The new zones will focus on the key growth sectors of advanced manufacturing, cloud computing, medical technology and maritime, the Saudi government said.
They will offer foreign investors a chance “to have a stake in the world’s fastest-growing economy”, said Khalid Al-Falih, chairman of the Economic Cities and Special Zones Authority and Minister of Investment.
The new zones are the King Abdullah Economic City SEZ, Jazan SEZ, Ras Al Khair SEZ and Cloud Computing SEZ, which is located in the King Abdulaziz City for Science and Technology.
Special economic zones are geographically defined areas that support specific activities such as investment, trade and employment by providing competitive advantages and legislative frameworks that differ from the base economy.
In October 2020, Mr Al Falih said Saudi Arabia planned to launch a series of special economic zones focused on logistics, biotechnology and the maritime, chemical and manufacturing industries to attract investment and boost its economy.
The Arab world's biggest economy is pushing to become one of top 15 global economies by 2030.
It is developing a series of projects in critical sectors ranging from tourism to manufacturing and putting in place reforms to attract investment as part of its Vision 2030 programme to reduce reliance on oil.
In October 2022, the kingdom launched the Global Supply Chain Resilience Initiative (GSCRI) that seeks to support investments worth 40 billion Saudi riyals ($10.6 billion) in its first two years.

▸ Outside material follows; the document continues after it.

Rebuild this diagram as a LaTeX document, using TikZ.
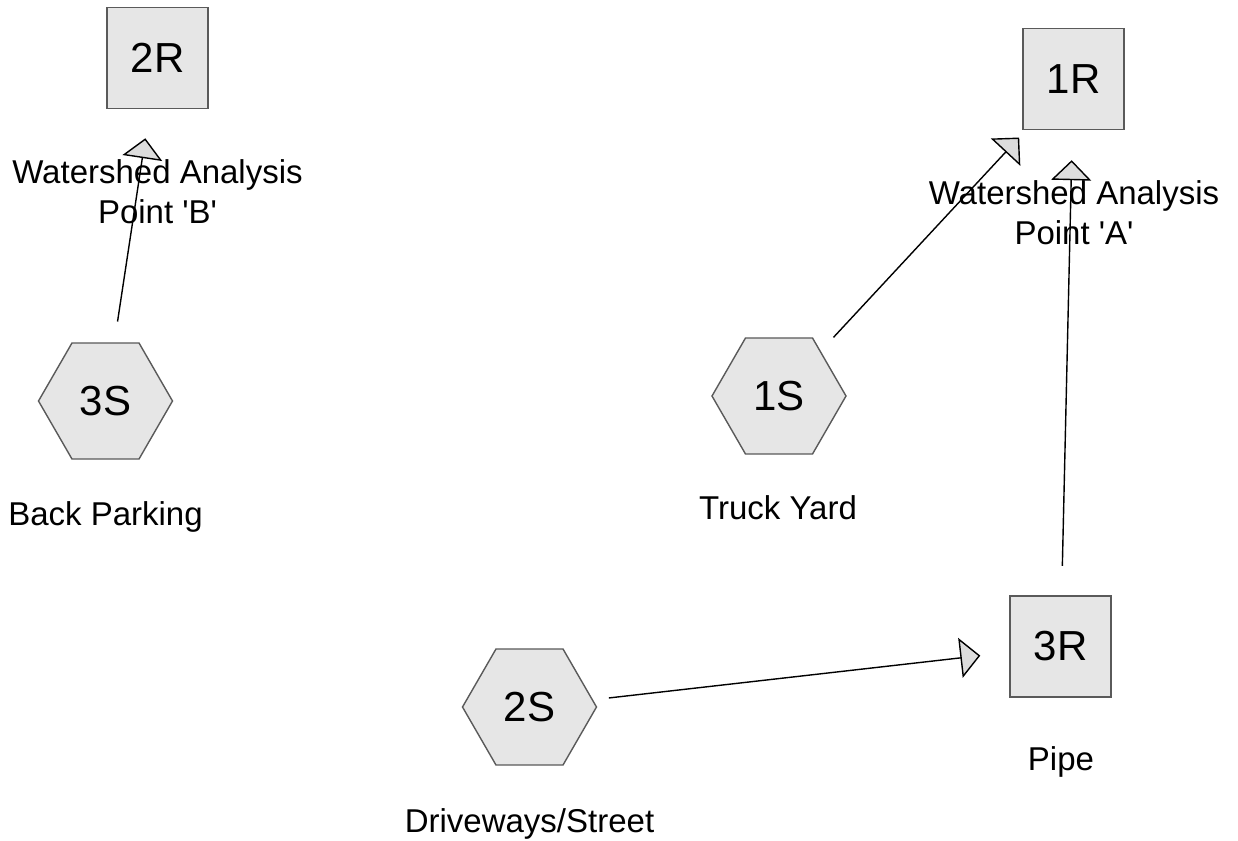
\documentclass[tikz,border=0pt]{standalone}
\usepackage{fontspec}
\setmainfont{Liberation Sans}
\usepackage{tikz}
\usetikzlibrary{shapes.geometric}
\usetikzlibrary{arrows.meta}
\definecolor{nodefill}{RGB}{230,230,230}
\definecolor{nodeedge}{RGB}{90,90,90}
\definecolor{tipfill}{RGB}{221,221,221}
\tikzset{
  reach/.style={rectangle,draw=nodeedge,fill=nodefill,line width=0.7pt,minimum size=50.5pt,inner sep=0pt,font=\fontsize{21}{25}\selectfont},
  subcat/.style={regular polygon,regular polygon sides=6,draw=nodeedge,fill=nodefill,line width=0.7pt,minimum size=67pt,inner sep=0pt,font=\fontsize{21}{25}\selectfont},
  tag/.style={inner sep=0pt,font=\fontsize{16.5}{20}\selectfont},
  flow/.style={line width=0.7pt,-{Triangle[length=10pt,width=20pt,fill=tipfill]}}
}

\begin{document}
\begin{tikzpicture}[x=0.5pt,y=-0.5pt]
\useasboundingbox (0,0) rectangle (1238,841);
%reaches
\node [reach] (r2) at (157.5,58) {2R};
\node [reach] (r1) at (1073.5,79) {1R};
\node [reach] (r3) at (1060.5,646.5) {3R};
%subcatchments
\node [subcat] (s3) at (105.5,401) {3S};
\node [subcat] (s1) at (779,396) {1S};
\node [subcat] (s2) at (529.5,707) {2S};
%labels
\node [tag,align=center,anchor=north] (l2) at (157.5,159) {Watershed Analysis\\Point \textquotesingle B\textquotesingle};
\node [tag,align=center,anchor=north] (l1) at (1074,180) {Watershed Analysis\\Point \textquotesingle A\textquotesingle};
\node [tag,anchor=base] (l3) at (1061,770) {Pipe};
\node [tag,anchor=base] (k3) at (105.5,525) {Back Parking};
\node [tag,anchor=base] (k1) at (778,519) {Truck Yard};
\node [tag,anchor=base] (k2) at (529.5,832) {Driveways/Street};
%flows
\draw [flow,shorten <=10.5pt,shorten >=14.7pt] (s3) -- (r2);
\draw [flow,shorten <=9.3pt,shorten >=5pt] (s1) -- (r1);
\draw [flow,shorten <=14.75pt,shorten >=15pt] (r3) -- (r1);
\draw [flow,shorten <=7.9pt,shorten >=14.6pt] (s2) -- (r3);
\end{tikzpicture}
\end{document}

The project will allocate 10 billion riyals in financial and non-financial incentives for investors as the country seeks to expand its transport sector and become a global logistics centre.
The four new zones will offer companies financial and non-financial incentives such as competitive corporate tax rates, duty-free imports of machinery and raw materials, 100 per cent foreign ownership, easier set-up procedures and “flexibility in employing foreign labour”, the Saudi government said.

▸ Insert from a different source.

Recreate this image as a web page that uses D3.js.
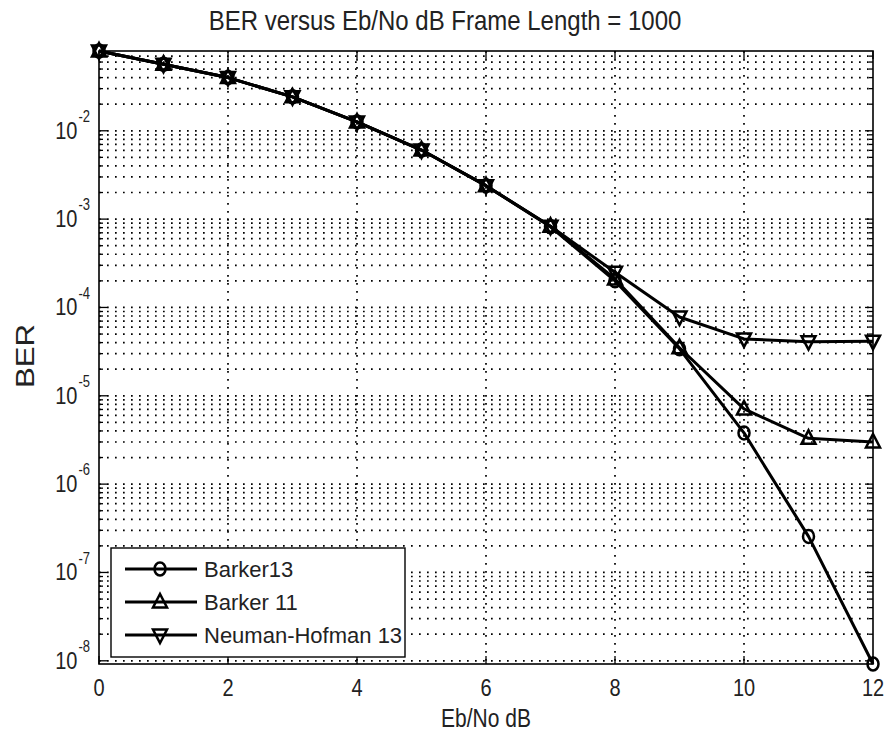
<!DOCTYPE html>
<html>
<head>
<meta charset="utf-8">
<script src="https://d3js.org/d3.v7.min.js"></script>
<style>
  body { margin: 0; background: #fff; }
  svg { display: block; font-family: "Liberation Sans", Arial, sans-serif; }
</style>
</head>
<body>
<svg id="chart" width="889" height="742"></svg>
<script>
// Eb/No (dB) on the x axis
var ebno = [0, 1, 2, 3, 4, 5, 6, 7, 8, 9, 10, 11, 12];

// BER per code
var barker13 = [0.080, 0.0566, 0.040, 0.0242, 0.0126, 0.00605, 0.00239, 8.2e-4, 2.0e-4, 3.4e-5, 3.8e-6, 2.56e-7, 9.2e-9];
var barker11 = [0.080, 0.0566, 0.040, 0.0242, 0.0126, 0.00605, 0.00239, 8.3e-4, 2.1e-4, 3.5e-5, 7.1e-6, 3.3e-6, 3.0e-6];
var neumanHofman13 = [0.080, 0.0566, 0.040, 0.0242, 0.0126, 0.00605, 0.00239, 8.3e-4, 2.5e-4, 7.8e-5, 4.4e-5, 4.1e-5, 4.15e-5];

var seriesNames = ["Barker13", "Barker 11", "Neuman-Hofman 13"];
var seriesMarkers = ["circle", "up", "down"];

var xTicks = [0, 2, 4, 6, 8, 10, 12];
var yDecades = [-8, -7, -6, -5, -4, -3, -2];

var svg = d3.select("#chart"),
    pLeft = 99, pRight = 873, pTop = 51, pBottom = 664;

var x = d3.scaleLinear().domain([0, 12]).range([pLeft, pRight]);
var y = d3.scaleLog().domain([9.2e-9, 0.080]).range([pBottom, pTop]);

// grid (dotted), horizontal on every decade + minor step
var gridVals = [];
for (var k = -9; k <= -1; k++) {
    for (var m = 1; m <= 9; m++) {
        var v = m * Math.pow(10, k);
        if (v > y.domain()[0] && v < y.domain()[1]) gridVals.push(v);
    }
}

var grid = svg.append("g").attr("stroke", "#000").attr("stroke-width", 1.7)
    .attr("stroke-dasharray", "1.7,6.3");
grid.selectAll("line.h").data(gridVals).enter().append("line")
    .attr("x1", pLeft).attr("x2", pRight)
    .attr("y1", function(d){ return y(d); }).attr("y2", function(d){ return y(d); });
grid.selectAll("line.v").data(xTicks.slice(1, -1)).enter().append("line")
    .attr("y1", pTop).attr("y2", pBottom)
    .attr("x1", function(d){ return x(d); }).attr("x2", function(d){ return x(d); });

// ticks inside the box, all four sides
var ticks = svg.append("g").attr("stroke", "#000").attr("stroke-width", 1.3);
xTicks.forEach(function(d){
    ticks.append("line").attr("x1", x(d)).attr("x2", x(d)).attr("y1", pBottom).attr("y2", pBottom - 8);
    ticks.append("line").attr("x1", x(d)).attr("x2", x(d)).attr("y1", pTop).attr("y2", pTop + 8);
});
gridVals.forEach(function(d){
    var major = Math.abs(Math.log10(d) - Math.round(Math.log10(d))) < 1e-9;
    var len = major ? 8 : 4;
    ticks.append("line").attr("x1", pLeft).attr("x2", pLeft + len).attr("y1", y(d)).attr("y2", y(d));
    ticks.append("line").attr("x1", pRight).attr("x2", pRight - len).attr("y1", y(d)).attr("y2", y(d));
});

svg.append("rect").attr("x", pLeft).attr("y", pTop)
    .attr("width", pRight - pLeft).attr("height", pBottom - pTop)
    .attr("fill", "none").attr("stroke", "#000").attr("stroke-width", 1.6);

// tick labels
var sy = 1.2;
xTicks.forEach(function(d){
    svg.append("text")
        .attr("transform", "translate(" + x(d) + "," + (pBottom + 32) + ") scale(1," + sy + ")")
        .attr("text-anchor", "middle").attr("font-size", 20).attr("fill", "#222")
        .text(d);
});
yDecades.forEach(function(d){
    var t = svg.append("text")
        .attr("transform", "translate(90," + (y(Math.pow(10, d)) + 8) + ") scale(1," + sy + ")")
        .attr("text-anchor", "end").attr("font-size", 20).attr("fill", "#222");
    t.append("tspan").text("10");
    t.append("tspan").attr("dx", 1).attr("dy", -14).attr("font-size", 13).text(d);
});

// title and axis labels
svg.append("text")
    .attr("transform", "translate(445,30) scale(1,1.18)")
    .attr("text-anchor", "middle").attr("font-size", 24).attr("fill", "#222")
    .text("BER versus Eb/No dB Frame Length = 1000");
svg.append("text")
    .attr("transform", "translate(486,727) scale(1,1.2)")
    .attr("text-anchor", "middle").attr("font-size", 21).attr("fill", "#222")
    .text("Eb/No dB");
svg.append("text")
    .attr("transform", "translate(34,356) scale(1,1.2) rotate(-90)")
    .attr("text-anchor", "middle").attr("font-size", 26).attr("fill", "#222")
    .text("BER");

// markers
function drawMarker(g, type, cx, cy){
    if (type == "circle") {
        g.append("ellipse").attr("cx", cx).attr("cy", cy).attr("rx", 5.5).attr("ry", 6.5);
    } else {
        var s = type == "up" ? -1 : 1;
        g.append("path").attr("d",
            "M" + (cx - 7) + "," + (cy - s * 5.5) +
            "L" + (cx + 7) + "," + (cy - s * 5.5) +
            "L" + cx + "," + (cy + s * 8) + "Z");
    }
}

var line = d3.line()
    .x(function(d, i){ return x(ebno[i]); })
    .y(function(d){ return y(d); });

[barker13, barker11, neumanHofman13].forEach(function(vals, si){
    var g = svg.append("g");
    g.append("path").datum(vals).attr("d", line)
        .attr("fill", "none").attr("stroke", "#000").attr("stroke-width", 3)
        .attr("stroke-linejoin", "round");
    var mg = g.append("g").attr("fill", "none").attr("stroke", "#000").attr("stroke-width", 2.5);
    vals.forEach(function(v, i){ drawMarker(mg, seriesMarkers[si], x(ebno[i]), y(v)); });
});

// legend
var lg = svg.append("g");
lg.append("rect").attr("x", 111).attr("y", 548).attr("width", 294).attr("height", 109)
    .attr("fill", "#fff").attr("stroke", "#000").attr("stroke-width", 1.4);
seriesNames.forEach(function(name, i){
    var ly = 569 + i * 33;
    lg.append("line").attr("x1", 125).attr("x2", 197).attr("y1", ly).attr("y2", ly)
        .attr("stroke", "#000").attr("stroke-width", 3);
    var mg = lg.append("g").attr("fill", "none").attr("stroke", "#000").attr("stroke-width", 2.5);
    drawMarker(mg, seriesMarkers[i], 160, ly);
    lg.append("text").attr("x", 204).attr("y", ly + 8)
        .attr("font-size", 22).attr("fill", "#222").text(name);
});
</script>
</body>
</html>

“The zones will become engines of growth, increasing the kingdom’s export competitiveness, attracting talent, boosting technology and improving our global links,” said Nabil Khoja, secretary general of the Economic Cities and Special Zones Authority.
Of these zones, the King Abdullah Economic City will focus on advanced manufacturing and logistics, from the automotive supply chain, including assembly, as well as consumer goods, information and communications technology and MedTech.
Located on the Red Sea coast, less than 90 minutes from Jeddah Airport, the 60-square-kilometre city offers access to global trade routes through King Abdullah Port.
Jazan SEZ, an industrial centre, will focus on trade with fast-growing markets in Africa and Asia. It offers access to Jazan port for the export of goods and import of materials.
“Jazan is part of the kingdom’s fertile south-western region, providing opportunities for the manufacturing, processing and distribution of food products to cater [to] growing regional demand and meet food security challenges across the region,” the Saudi government said.
Ras Al-Khair SEZ will be a fully integrated marine ecosystem, with a network of existing investors.
Forty per cent of the zone is already reserved. It will offer opportunities in shipbuilding and repair, offshore drilling and the maritime value chain.
Cloud Computing SEZ will serve as a centre for emerging and disruptive technology.
The zone is based around a hybrid model that allows investors to establish physical data centres and cloud-computing infrastructure in several locations within the kingdom.
“It will open up new gateways for investors worldwide to capitalise on the rapidly growing global cloud market, expected to be worth $834 billion by 2027,” the Saudi government said.
The kingdom, the world's largest exporter of oil, benefitted from the rally in crude prices last year.